The Civil War Period

Antecedent Conditions

The overshadowing fact of the sixties was the Great Civil War, which during its continuance, dominated public thought and action and put a corresponding check upon Indiana's development. Preceding the final outbreak, and part and parcel of our war history, was a period of turmoil and fierce conflict of opinion, which, while it prevailed over the country, playing about the ever-agitated question of slavery was particularly acrid here. Our mixed population with its large element from the south that was southern in its sympathies imperiled our standing as a union and antislavery state. As an evidence of the anti-Negro sentiment that existed the constitution of 1850 had in it a clause prohibiting all Negroes or Mulattoes from coming into or settling in Indiana. The Democratic Party of Indiana was for years in this ascendancy, and its endorsement and support of Federal Legislation that made for the extension of slave territory was so pronounced, and, from the northern viewpoint, so flagrant, that many, after fruitless protests seceded from its ranks. Conspicuous among these seceders was Oliver P. Morton, who, at a Democratic State Convention, held in Indianapolis in 1854, walked out amid taunts and hisses, after taking a stand against the Kansas-Nebraska bill, which gave those two great states over to the slave power.

Throughout the early fifties, owing to this vexed slavery ghost that would not down, the elements of a new party, not yet crystallized, were segregated under such names as "Free Soilers," "Abolitionists," "Free Democracy," "Barnburners," and the "People's Party," which later "was the preliminary organization of the Republican Party" in Indiana. Other parties, such as the Prohibition and "Know-nothing" organizations were in the field, but the political movement at the time of greatest historical import was the one that was feeling its way toward alignment on the nation's greatest problem, that of slave versus free labor - a problem that involved both economics and morals.

These various currents finally merged in the organization that was destined to work out the country's salvation - The Republican Party, which took definite form at a convention held in Pittsburgh on the 22nd of February 1856. That year O. P. Morton, as candidate of the "People's Party" for Governor of Indiana, canvassed Indiana, and during the campaign, according to his biographer (Foulke, p. 58), he "organized the Republican Party in Indiana.
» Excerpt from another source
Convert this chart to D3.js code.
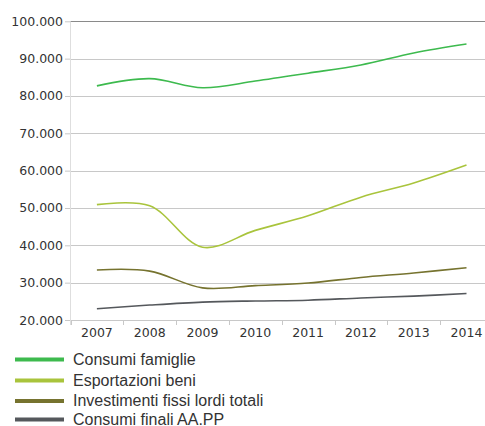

The wrangling between the parties during the latter fifties was a discredit to Indiana. Through their refusal to act together they failed, in the Legislature of 1857, to make an appropriation for the expenses of the State Government, and Governor Willard borrowed enough to pay the interest on the public debt, while Indiana institutions had to be temporarily closed. Also the Democrats, by an irregular proceeding, elected Jesse D. Bright and Graham N. Fitch to the United States Senate. The next Legislature, the Republicans being then in the ascendancy, declared the previous irregular proceedings illegal and elected Henry S. Lane and William M. McCarty, but the United States Senate, which was Democratic, did not recognize these Republican contestants.

IN a word the irreconcilable antagonism between the free and the slave states that grew more and more bitter as the great issue was repeatedly forced upon the people, found in Indiana full expression.